--- Stored data ---

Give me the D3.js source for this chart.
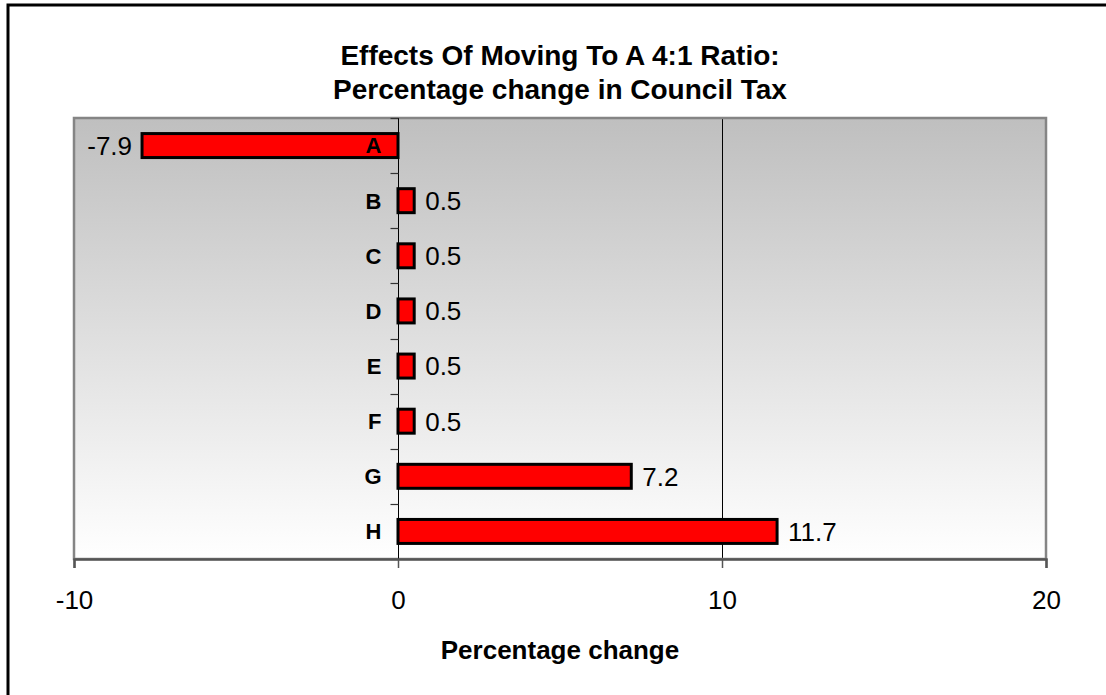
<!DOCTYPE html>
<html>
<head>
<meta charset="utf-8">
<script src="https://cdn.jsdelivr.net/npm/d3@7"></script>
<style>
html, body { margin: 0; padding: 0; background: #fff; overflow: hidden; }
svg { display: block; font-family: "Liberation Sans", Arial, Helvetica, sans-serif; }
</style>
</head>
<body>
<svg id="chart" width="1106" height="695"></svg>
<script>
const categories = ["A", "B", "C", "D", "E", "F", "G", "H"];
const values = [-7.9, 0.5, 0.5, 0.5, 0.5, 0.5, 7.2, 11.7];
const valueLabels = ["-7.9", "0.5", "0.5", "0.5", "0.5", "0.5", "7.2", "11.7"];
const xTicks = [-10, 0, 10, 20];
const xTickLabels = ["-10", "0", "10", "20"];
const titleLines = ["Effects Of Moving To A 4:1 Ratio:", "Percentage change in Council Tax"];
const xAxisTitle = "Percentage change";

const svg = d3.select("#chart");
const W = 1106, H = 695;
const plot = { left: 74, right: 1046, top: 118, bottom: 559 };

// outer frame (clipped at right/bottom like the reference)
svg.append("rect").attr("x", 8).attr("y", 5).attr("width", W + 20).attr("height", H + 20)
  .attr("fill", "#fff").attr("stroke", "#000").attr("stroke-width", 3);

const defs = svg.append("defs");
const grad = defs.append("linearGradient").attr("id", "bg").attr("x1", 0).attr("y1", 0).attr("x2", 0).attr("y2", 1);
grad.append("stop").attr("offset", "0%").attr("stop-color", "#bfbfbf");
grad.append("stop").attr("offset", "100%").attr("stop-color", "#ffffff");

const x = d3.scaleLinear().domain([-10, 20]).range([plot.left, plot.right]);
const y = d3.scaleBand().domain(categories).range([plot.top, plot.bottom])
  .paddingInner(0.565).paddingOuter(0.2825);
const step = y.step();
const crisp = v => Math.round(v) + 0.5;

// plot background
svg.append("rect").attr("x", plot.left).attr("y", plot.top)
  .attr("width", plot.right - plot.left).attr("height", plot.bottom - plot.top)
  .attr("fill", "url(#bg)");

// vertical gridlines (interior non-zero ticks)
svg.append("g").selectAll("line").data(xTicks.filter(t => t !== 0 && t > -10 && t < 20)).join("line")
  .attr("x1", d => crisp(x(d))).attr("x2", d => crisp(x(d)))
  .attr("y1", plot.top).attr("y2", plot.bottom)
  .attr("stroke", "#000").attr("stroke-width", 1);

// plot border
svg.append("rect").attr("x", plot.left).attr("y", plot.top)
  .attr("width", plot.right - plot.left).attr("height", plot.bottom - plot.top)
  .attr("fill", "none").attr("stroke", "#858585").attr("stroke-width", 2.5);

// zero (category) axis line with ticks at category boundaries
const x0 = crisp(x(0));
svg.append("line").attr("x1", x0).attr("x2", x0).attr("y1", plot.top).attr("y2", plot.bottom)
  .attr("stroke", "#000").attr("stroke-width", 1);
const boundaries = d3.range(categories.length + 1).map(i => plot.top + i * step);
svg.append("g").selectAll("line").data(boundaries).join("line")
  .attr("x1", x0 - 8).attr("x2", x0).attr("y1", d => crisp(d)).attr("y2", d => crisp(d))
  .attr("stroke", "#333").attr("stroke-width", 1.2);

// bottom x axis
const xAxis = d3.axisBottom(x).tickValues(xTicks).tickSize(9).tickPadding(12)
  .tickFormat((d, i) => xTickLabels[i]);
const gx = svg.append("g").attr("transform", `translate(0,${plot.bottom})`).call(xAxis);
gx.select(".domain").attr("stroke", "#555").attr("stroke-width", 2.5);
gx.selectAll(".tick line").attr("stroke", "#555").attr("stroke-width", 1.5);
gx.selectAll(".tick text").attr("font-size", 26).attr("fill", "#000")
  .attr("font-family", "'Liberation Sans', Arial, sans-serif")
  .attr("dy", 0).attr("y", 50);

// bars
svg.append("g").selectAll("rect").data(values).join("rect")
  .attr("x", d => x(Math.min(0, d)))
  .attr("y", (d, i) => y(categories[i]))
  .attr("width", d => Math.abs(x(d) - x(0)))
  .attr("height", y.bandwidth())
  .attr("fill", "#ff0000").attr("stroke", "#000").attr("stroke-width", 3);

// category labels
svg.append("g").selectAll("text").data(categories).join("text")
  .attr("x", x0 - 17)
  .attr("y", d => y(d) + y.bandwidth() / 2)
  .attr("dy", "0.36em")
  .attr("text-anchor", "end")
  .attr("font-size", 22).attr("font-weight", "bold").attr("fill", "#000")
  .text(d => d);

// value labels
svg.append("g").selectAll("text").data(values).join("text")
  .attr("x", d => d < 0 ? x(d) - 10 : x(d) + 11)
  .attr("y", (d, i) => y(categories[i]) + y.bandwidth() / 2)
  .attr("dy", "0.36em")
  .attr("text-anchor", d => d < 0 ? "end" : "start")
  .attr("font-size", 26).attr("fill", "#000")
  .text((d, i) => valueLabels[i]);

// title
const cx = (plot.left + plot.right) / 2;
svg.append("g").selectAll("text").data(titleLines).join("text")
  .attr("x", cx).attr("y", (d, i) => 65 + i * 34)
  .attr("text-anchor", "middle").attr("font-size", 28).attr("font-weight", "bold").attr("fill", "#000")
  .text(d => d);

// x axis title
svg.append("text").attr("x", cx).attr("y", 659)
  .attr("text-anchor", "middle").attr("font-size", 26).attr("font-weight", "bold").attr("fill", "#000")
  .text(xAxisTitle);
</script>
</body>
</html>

---
--- Stored data ---

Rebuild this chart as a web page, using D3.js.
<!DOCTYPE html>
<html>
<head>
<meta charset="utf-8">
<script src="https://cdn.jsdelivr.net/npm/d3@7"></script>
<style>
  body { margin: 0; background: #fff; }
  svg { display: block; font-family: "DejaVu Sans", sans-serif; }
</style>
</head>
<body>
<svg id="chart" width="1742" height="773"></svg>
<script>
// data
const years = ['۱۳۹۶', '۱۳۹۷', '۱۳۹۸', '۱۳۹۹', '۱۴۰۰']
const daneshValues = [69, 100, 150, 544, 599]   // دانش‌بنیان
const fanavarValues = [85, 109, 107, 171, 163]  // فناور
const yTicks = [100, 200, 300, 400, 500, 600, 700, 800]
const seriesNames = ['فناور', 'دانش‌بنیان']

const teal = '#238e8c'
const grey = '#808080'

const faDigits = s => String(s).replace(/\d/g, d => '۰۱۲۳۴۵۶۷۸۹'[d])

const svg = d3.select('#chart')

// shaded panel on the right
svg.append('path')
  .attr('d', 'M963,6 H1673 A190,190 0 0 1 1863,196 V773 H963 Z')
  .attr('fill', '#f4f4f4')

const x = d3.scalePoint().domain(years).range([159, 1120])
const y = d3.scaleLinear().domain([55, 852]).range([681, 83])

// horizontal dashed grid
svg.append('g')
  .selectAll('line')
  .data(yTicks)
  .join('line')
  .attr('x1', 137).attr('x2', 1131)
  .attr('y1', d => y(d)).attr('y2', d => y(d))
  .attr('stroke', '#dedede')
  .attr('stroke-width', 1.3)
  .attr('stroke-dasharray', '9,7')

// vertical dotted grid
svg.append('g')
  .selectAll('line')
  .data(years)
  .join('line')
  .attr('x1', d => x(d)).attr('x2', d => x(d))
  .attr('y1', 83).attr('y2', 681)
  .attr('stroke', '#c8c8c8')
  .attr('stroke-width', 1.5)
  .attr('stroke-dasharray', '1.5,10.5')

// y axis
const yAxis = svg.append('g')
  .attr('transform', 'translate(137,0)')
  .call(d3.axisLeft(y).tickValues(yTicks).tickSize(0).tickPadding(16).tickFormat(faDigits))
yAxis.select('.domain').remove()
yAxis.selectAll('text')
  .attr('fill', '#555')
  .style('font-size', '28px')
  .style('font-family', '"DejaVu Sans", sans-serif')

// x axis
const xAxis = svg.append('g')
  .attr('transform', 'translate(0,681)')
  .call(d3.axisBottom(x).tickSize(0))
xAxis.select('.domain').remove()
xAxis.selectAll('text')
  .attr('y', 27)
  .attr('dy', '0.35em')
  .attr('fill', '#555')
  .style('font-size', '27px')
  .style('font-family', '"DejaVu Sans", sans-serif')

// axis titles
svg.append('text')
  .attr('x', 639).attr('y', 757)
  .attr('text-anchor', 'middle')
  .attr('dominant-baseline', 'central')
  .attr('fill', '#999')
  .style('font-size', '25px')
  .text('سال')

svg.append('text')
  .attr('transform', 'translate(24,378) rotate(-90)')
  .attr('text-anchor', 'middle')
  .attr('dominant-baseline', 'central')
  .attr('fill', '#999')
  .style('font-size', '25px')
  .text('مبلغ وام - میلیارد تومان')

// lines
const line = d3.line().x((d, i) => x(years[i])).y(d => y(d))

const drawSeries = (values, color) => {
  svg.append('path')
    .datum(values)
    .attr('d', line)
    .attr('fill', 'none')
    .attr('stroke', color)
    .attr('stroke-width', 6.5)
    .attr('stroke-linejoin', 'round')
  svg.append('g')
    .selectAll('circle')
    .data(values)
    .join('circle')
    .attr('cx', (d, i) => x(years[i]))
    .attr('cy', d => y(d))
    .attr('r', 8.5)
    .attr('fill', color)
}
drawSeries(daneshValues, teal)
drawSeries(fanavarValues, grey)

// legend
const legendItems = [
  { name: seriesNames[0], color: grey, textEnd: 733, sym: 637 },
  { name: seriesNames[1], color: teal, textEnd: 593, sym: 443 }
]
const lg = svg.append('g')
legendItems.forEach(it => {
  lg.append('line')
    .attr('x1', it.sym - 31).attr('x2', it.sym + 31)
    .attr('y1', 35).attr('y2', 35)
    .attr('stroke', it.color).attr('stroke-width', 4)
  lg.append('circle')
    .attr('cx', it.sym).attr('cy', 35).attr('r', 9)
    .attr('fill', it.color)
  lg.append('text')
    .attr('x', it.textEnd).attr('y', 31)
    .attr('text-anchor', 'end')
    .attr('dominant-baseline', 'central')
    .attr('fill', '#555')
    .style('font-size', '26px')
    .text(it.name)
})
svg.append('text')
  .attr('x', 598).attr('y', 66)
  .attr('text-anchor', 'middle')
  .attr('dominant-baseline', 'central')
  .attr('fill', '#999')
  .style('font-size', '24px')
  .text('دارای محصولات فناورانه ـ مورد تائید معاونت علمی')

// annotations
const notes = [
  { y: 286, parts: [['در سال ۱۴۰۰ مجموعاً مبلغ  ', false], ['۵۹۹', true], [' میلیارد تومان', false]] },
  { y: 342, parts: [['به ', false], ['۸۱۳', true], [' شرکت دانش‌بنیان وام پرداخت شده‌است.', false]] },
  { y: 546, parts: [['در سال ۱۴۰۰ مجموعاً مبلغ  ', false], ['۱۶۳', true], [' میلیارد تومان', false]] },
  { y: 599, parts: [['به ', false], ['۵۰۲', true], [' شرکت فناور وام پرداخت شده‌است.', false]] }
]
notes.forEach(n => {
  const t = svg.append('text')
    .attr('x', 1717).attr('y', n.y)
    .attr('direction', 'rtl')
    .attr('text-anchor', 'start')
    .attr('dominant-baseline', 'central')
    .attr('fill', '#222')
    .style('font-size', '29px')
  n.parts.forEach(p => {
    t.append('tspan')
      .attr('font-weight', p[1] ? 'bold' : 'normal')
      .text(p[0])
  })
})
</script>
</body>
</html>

---

#### Aim of the task
Between the line with "Give me the D3.js source for this chart." and the line with "118, bottom: 559", ends included, lies the span to copy exactly; copy nothing else and leave out the pictures.

#### Exercise solution
Give me the D3.js source for this chart.
<!DOCTYPE html>
<html>
<head>
<meta charset="utf-8">
<script src="https://cdn.jsdelivr.net/npm/d3@7"></script>
<style>
html, body { margin: 0; padding: 0; background: #fff; overflow: hidden; }
svg { display: block; font-family: "Liberation Sans", Arial, Helvetica, sans-serif; }
</style>
</head>
<body>
<svg id="chart" width="1106" height="695"></svg>
<script>
const categories = ["A", "B", "C", "D", "E", "F", "G", "H"];
const values = [-7.9, 0.5, 0.5, 0.5, 0.5, 0.5, 7.2, 11.7];
const valueLabels = ["-7.9", "0.5", "0.5", "0.5", "0.5", "0.5", "7.2", "11.7"];
const xTicks = [-10, 0, 10, 20];
const xTickLabels = ["-10", "0", "10", "20"];
const titleLines = ["Effects Of Moving To A 4:1 Ratio:", "Percentage change in Council Tax"];
const xAxisTitle = "Percentage change";

const svg = d3.select("#chart");
const W = 1106, H = 695;
const plot = { left: 74, right: 1046, top: 118, bottom: 559 };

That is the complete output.